No, the fact that the Bajoran Republic
is a massive junior partner on utterly unequal footing is what creates that situation. Bajor just
does not have the military capacity of the Dominion. They have no capacity to enforce their sovereignty over the station if the Dominion wants it. If their primary goal is to persuade the Dominion that invading and occupying Bajor is not worth the effort, then realistically they have to agree to whatever legal fiction the Dominion concocts to "legitimize" its occupation of the station.
But given how steamed Kira got over the idea of Romulans having weapons on a Bajoran moon, you'd think she similarly would have had issues with the Dominion staging their massive fleet in their space and being in charge of their station.
Of course she did. But the situation with the Romulans standoff over Derna is different.
First off, it's different because the relative willingness of the Romulan Star Empire at the start of 2375 to invade and occupy Bajor is different from that of the Dominion to do the same at the end of 2373. At the start of the war, Dominion forces haven't taken any major losses and they haven't lost major territory. They've already sent a fleet into the Bajor System; diverting some of them to occupy Bajor itself would be not a huge logistical challenge.
That they did not do so is a function of the Dominion's day-to-day governing class (presumably Weyoun and his fellow Vorta administrators) deciding that the propaganda benefits of being able to portray themselves as the benevolent good guys and the Federation/Klingon Alliance as the aggressors, outweighed the potential benefits of occupying Bajor directly. So from a Bajoran perspective, the Dominion has almost all the military leverage, and the only way to avoid an invasion is to appeal to the Dominion's interests by submitting to its whims.

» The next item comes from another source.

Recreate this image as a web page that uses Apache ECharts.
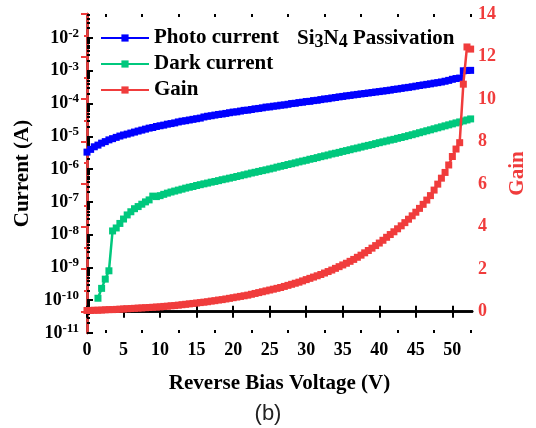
<!DOCTYPE html>
<html><head><meta charset="utf-8">
<script src="https://cdn.jsdelivr.net/npm/echarts@6/dist/echarts.min.js"></script>
<style>html,body{margin:0;padding:0;background:#fff}#c{width:536px;height:428px}</style>
</head><body><div id="c"></div>
<script>
const voltage = [0,0.5,1,1.5,2,2.5,3,3.5,4,4.5,5,5.5,6,6.5,7,7.5,8,8.5,9,9.5,10,10.5,11,11.5,12,12.5,13,13.5,14,14.5,15,15.5,16,16.5,17,17.5,18,18.5,19,19.5,20,20.5,21,21.5,22,22.5,23,23.5,24,24.5,25,25.5,26,26.5,27,27.5,28,28.5,29,29.5,30,30.5,31,31.5,32,32.5,33,33.5,34,34.5,35,35.5,36,36.5,37,37.5,38,38.5,39,39.5,40,40.5,41,41.5,42,42.5,43,43.5,44,44.5,45,45.5,46,46.5,47,47.5,48,48.5,49,49.5,50,50.5,51,51.5,52,52.5];
const photoCurrent = [
3.3e-6,4.0e-6,4.8e-6,5.4e-6,6.2e-6,6.9e-6,7.8e-6,8.5e-6,9.3e-6,1.02e-5,
1.10e-5,1.17e-5,1.26e-5,1.35e-5,1.45e-5,1.55e-5,1.66e-5,1.78e-5,1.86e-5,2.0e-5,
2.1e-5,2.2e-5,2.35e-5,2.45e-5,2.57e-5,2.75e-5,2.9e-5,3.0e-5,3.15e-5,3.3e-5,
3.45e-5,3.6e-5,3.9e-5,4.1e-5,4.25e-5,4.45e-5,4.65e-5,4.8e-5,5.0e-5,5.25e-5,
5.5e-5,5.6e-5,5.9e-5,6.2e-5,6.3e-5,6.6e-5,6.9e-5,7.1e-5,7.4e-5,7.8e-5,
7.9e-5,8.3e-5,8.5e-5,8.9e-5,9.1e-5,9.5e-5,1.0e-4,1.02e-4,1.07e-4,1.10e-4,
1.15e-4,1.17e-4,1.23e-4,1.26e-4,1.32e-4,1.38e-4,1.41e-4,1.48e-4,1.53e-4,1.6e-4,
1.65e-4,1.72e-4,1.77e-4,1.84e-4,1.9e-4,1.97e-4,2.03e-4,2.1e-4,2.17e-4,2.25e-4,
2.32e-4,2.4e-4,2.48e-4,2.57e-4,2.7e-4,2.78e-4,2.9e-4,3.02e-4,3.12e-4,3.25e-4,
3.4e-4,3.55e-4,3.7e-4,3.85e-4,4.0e-4,4.2e-4,4.35e-4,4.55e-4,4.8e-4,5.1e-4,
5.5e-4,5.8e-4,6.0e-4,1.0e-3,1.02e-3,1.03e-3];
const darkCurrent = [
null,null,null,1.15e-10,2.3e-10,4.4e-10,7.9e-10,1.3e-8,1.6e-8,2.2e-8,
3.0e-8,4.0e-8,5.0e-8,6.2e-8,7.2e-8,8.5e-8,1.0e-7,1.15e-7,1.5e-7,1.45e-7,
1.55e-7,1.7e-7,1.85e-7,2.0e-7,2.14e-7,2.29e-7,2.45e-7,2.63e-7,2.8e-7,2.95e-7,
3.16e-7,3.35e-7,3.55e-7,3.75e-7,4.0e-7,4.2e-7,4.45e-7,4.75e-7,5.0e-7,5.3e-7,
5.6e-7,5.95e-7,6.3e-7,6.7e-7,7.1e-7,7.6e-7,8.0e-7,8.5e-7,9.0e-7,9.5e-7,
1.01e-6,1.07e-6,1.15e-6,1.22e-6,1.29e-6,1.38e-6,1.46e-6,1.55e-6,1.66e-6,1.76e-6,
1.86e-6,2.0e-6,2.1e-6,2.24e-6,2.4e-6,2.54e-6,2.7e-6,2.9e-6,3.05e-6,3.24e-6,
3.47e-6,3.67e-6,3.9e-6,4.17e-6,4.4e-6,4.7e-6,5.0e-6,5.3e-6,5.6e-6,6.0e-6,
6.4e-6,6.8e-6,7.2e-6,7.7e-6,8.1e-6,8.7e-6,9.2e-6,9.8e-6,1.05e-5,1.12e-5,
1.2e-5,1.29e-5,1.38e-5,1.48e-5,1.58e-5,1.7e-5,1.82e-5,1.95e-5,2.09e-5,2.24e-5,
2.4e-5,2.57e-5,2.75e-5,2.95e-5,3.16e-5,3.4e-5];
const gain = [
0.06,0.06,0.07,0.07,0.08,0.09,0.10,0.10,0.11,0.12,
0.13,0.14,0.15,0.16,0.17,0.18,0.19,0.20,0.21,0.22,
0.23,0.25,0.26,0.28,0.29,0.31,0.33,0.35,0.37,0.39,
0.41,0.43,0.45,0.47,0.50,0.52,0.55,0.57,0.60,0.63,
0.66,0.69,0.72,0.75,0.78,0.82,0.86,0.90,0.94,0.98,
1.02,1.06,1.10,1.14,1.19,1.24,1.29,1.34,1.39,1.45,
1.51,1.57,1.63,1.69,1.75,1.82,1.89,1.96,2.04,2.12,
2.20,2.28,2.37,2.46,2.56,2.66,2.77,2.88,2.99,3.11,
3.23,3.36,3.50,3.63,3.76,3.90,4.04,4.19,4.35,4.51,
4.68,4.86,5.05,5.25,5.46,5.72,6.00,6.28,6.55,6.90,
7.30,7.65,7.95,10.7,12.45,12.35];

const seriesNames = ['Photo current', 'Dark current', 'Gain'];
const xTicks = [0,5,10,15,20,25,30,35,40,45,50];
const xMinorTicks = [2.5,7.5,12.5,17.5,22.5,27.5,32.5,37.5,42.5,47.5,52.5];
const currentTicks = [1e-11,1e-10,1e-9,1e-8,1e-7,1e-6,1e-5,1e-4,1e-3,1e-2];
const currentMinorMultipliers = [2,3,4,5,6,7,8,9];
const gainTicks = [0,2,4,6,8,10,12,14];
const gainMinorTicks = [1,3,5,7,9,11,13];

const FONT = '"Liberation Serif","Times New Roman",serif';
const RED = '#F03C3C';
const currentMinorTicks = [];
currentTicks.forEach(function (d) {
  currentMinorMultipliers.forEach(function (m) {
    const v = d * m;
    if (v < 0.054) currentMinorTicks.push(v);
  });
});
function pairs(xs, ys) {
  const out = [];
  for (let i = 0; i < xs.length; i++) if (ys[i] != null) out.push([xs[i], ys[i]]);
  return out;
}
const chart = echarts.init(document.getElementById('c'), null, {renderer: 'canvas'});
const xBase = {type: 'value', min: 0, max: 52.7, splitLine: {show: false}};
const yLogBase = {type: 'log', logBase: 10, min: 1e-11, max: 0.054, splitLine: {show: false}};
const yGainBase = {type: 'value', min: -1, max: 14, splitLine: {show: false}};
chart.setOption({
  animation: false,
  backgroundColor: '#fff',
  grid: {left: 87, right: 54, top: 14, bottom: 95, containLabel: false},
  legend: {
    data: seriesNames, orient: 'vertical', left: 100, top: 27, padding: 0,
    itemWidth: 48, itemHeight: 9, itemGap: 4,
    textStyle: {fontFamily: FONT, fontWeight: 'bold', fontSize: 21, color: '#000', lineHeight: 22}
  },
  xAxis: [
    Object.assign({}, xBase, {
      position: 'bottom',
      axisLine: {show: true, lineStyle: {color: '#000', width: 2.5}},
      axisTick: {show: true, inside: true, length: 6, lineStyle: {color: '#000', width: 2}, customValues: xTicks},
      axisLabel: {customValues: xTicks, margin: 8, fontFamily: FONT, fontWeight: 'bold', fontSize: 18, color: '#000'},
      name: 'Reverse Bias Voltage (V)', nameLocation: 'middle', nameGap: 40,
      nameTextStyle: {fontFamily: FONT, fontWeight: 'bold', fontSize: 21, color: '#000'}
    }),
    Object.assign({}, xBase, {
      position: 'top',
      axisLine: {show: true, lineStyle: {color: '#000', width: 2.5}},
      axisTick: {show: true, inside: true, length: 6, lineStyle: {color: '#000', width: 2}, customValues: xTicks},
      axisLabel: {show: false}
    }),
    Object.assign({}, xBase, {
      position: 'bottom',
      axisLine: {show: false},
      axisTick: {show: true, inside: true, length: 3, lineStyle: {color: '#000', width: 2}, customValues: xMinorTicks},
      axisLabel: {show: false}
    }),
    Object.assign({}, xBase, {
      position: 'top',
      axisLine: {show: false},
      axisTick: {show: true, inside: true, length: 3, lineStyle: {color: '#000', width: 2}, customValues: xMinorTicks},
      axisLabel: {show: false}
    })
  ],
  yAxis: [
    Object.assign({}, yLogBase, {
      position: 'left',
      axisLine: {show: true, lineStyle: {color: '#000', width: 2.5}},
      axisTick: {show: true, inside: true, length: 6, lineStyle: {color: '#000', width: 2}, customValues: currentTicks},
      axisLabel: {
        customValues: currentTicks, margin: 8,
        formatter: function (v) { return '{b|10}{s|' + Math.round(Math.log10(v)) + '}'; },
        rich: {
          b: {fontFamily: FONT, fontWeight: 'bold', fontSize: 18, color: '#000', lineHeight: 20},
          s: {fontFamily: FONT, fontWeight: 'bold', fontSize: 13, color: '#000', lineHeight: 20, padding: [0, 0, 9, 0]}
        }
      },
      name: 'Current (A)', nameLocation: 'middle', nameGap: 52, nameRotate: 90,
      nameTextStyle: {fontFamily: FONT, fontWeight: 'bold', fontSize: 21, color: '#000'}
    }),
    Object.assign({}, yGainBase, {
      position: 'right',
      axisLine: {show: true, lineStyle: {color: RED, width: 2.5}},
      axisTick: {show: true, inside: true, length: 6, lineStyle: {color: RED, width: 2}, customValues: gainTicks},
      axisLabel: {customValues: gainTicks, margin: 6, fontFamily: FONT, fontWeight: 'bold', fontSize: 18, color: RED},
      name: 'Gain', nameLocation: 'middle', nameGap: 26, nameRotate: 90,
      nameTextStyle: {fontFamily: FONT, fontWeight: 'bold', fontSize: 21, color: RED}
    }),
    Object.assign({}, yLogBase, {
      position: 'left',
      axisLine: {show: false},
      axisTick: {show: true, inside: true, length: 3, lineStyle: {color: '#000', width: 2}, customValues: currentMinorTicks},
      axisLabel: {show: false}
    }),
    Object.assign({}, yGainBase, {
      position: 'right',
      axisLine: {show: false},
      axisTick: {show: true, inside: true, length: 3, lineStyle: {color: RED, width: 2}, customValues: gainMinorTicks},
      axisLabel: {show: false}
    })
  ],
  series: [
    {name: seriesNames[0], type: 'line', xAxisIndex: 0, yAxisIndex: 0, data: pairs(voltage, photoCurrent),
     symbol: 'rect', symbolSize: 7, itemStyle: {color: '#0000FF'}, lineStyle: {color: '#0000FF', width: 2.5}, z: 3},
    {name: seriesNames[1], type: 'line', xAxisIndex: 0, yAxisIndex: 0, data: pairs(voltage, darkCurrent),
     symbol: 'rect', symbolSize: 7, itemStyle: {color: '#00C87D'}, lineStyle: {color: '#00C87D', width: 2.5}, z: 3},
    {name: seriesNames[2], type: 'line', xAxisIndex: 0, yAxisIndex: 1, data: pairs(voltage, gain),
     symbol: 'rect', symbolSize: 7, itemStyle: {color: RED}, lineStyle: {color: RED, width: 2.5}, z: 4}
  ],
  graphic: [
    {type: 'text', left: 297, top: 26, style: {
      text: '{m|Si}{s|3}{m|N}{s|4}{m| Passivation}',
      rich: {
        m: {fontFamily: FONT, fontWeight: 'bold', fontSize: 21, fill: '#000', lineHeight: 24},
        s: {fontFamily: FONT, fontWeight: 'bold', fontSize: 18, fill: '#000', lineHeight: 24, padding: [7, 0, 0, 0]}
      }
    }},
    {type: 'text', left: 'center', top: 403, style: {
      text: '(b)', fontFamily: '"Liberation Sans",Arial,sans-serif', fontSize: 22, fill: '#222'
    }}
  ]
});
</script>
</body></html>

The Romulans of early 2375, by contrast, have been embroiled in a major war for months that has already cost them significantly. They have to maintain an alliance with the Federation and the Klingon Empire if they hope to win the war with the Dominion, and that means they cannot ultimately afford to take action that will drive the Federation to turn against them. So their attempt to
de facto seize Derna looks like it's part of a plan to slowly insinuate their forces into a permanent position within the Bajor System, attempting to essentially seize the moon without Bajor or the Federation feeling like it's worth a confrontation to take the moon back; I think their hope was that after the war, they could slowly grow their presence in the Bajor System, each time stopping just short of a full-out confrontation, until they ended up with too many forces in the system to be resisted -- like the temperature being gradually turned up until it's boiling, without the frog realizing it.
Kira and the Bajoran government immediately recognized this long-term gamble for what it was. They also immediately recognized that Derna put Romulan forces in a better position to immediately threaten the surface of Bajor than the Dominion forces occupying the station further out in the B'hava'el Star System. And they recognized that the Federation could be pressured into backing up Bajor if the Bajoran Militia re-asserted Bajoran sovereignty over Derna, and that the Romulans could thereby be pressured to stand down.
The bottom line is that in both situations, the Bajorans had to serve the immediate interest of avoiding an attack upon or invasion of their planetary surface. In late 2373, that meant bending the knee to Dominion occupation of the Deep Space 9 station; in early 2375, that meant asserting sovereignty over their moon and pressuring the Federation into backing them up.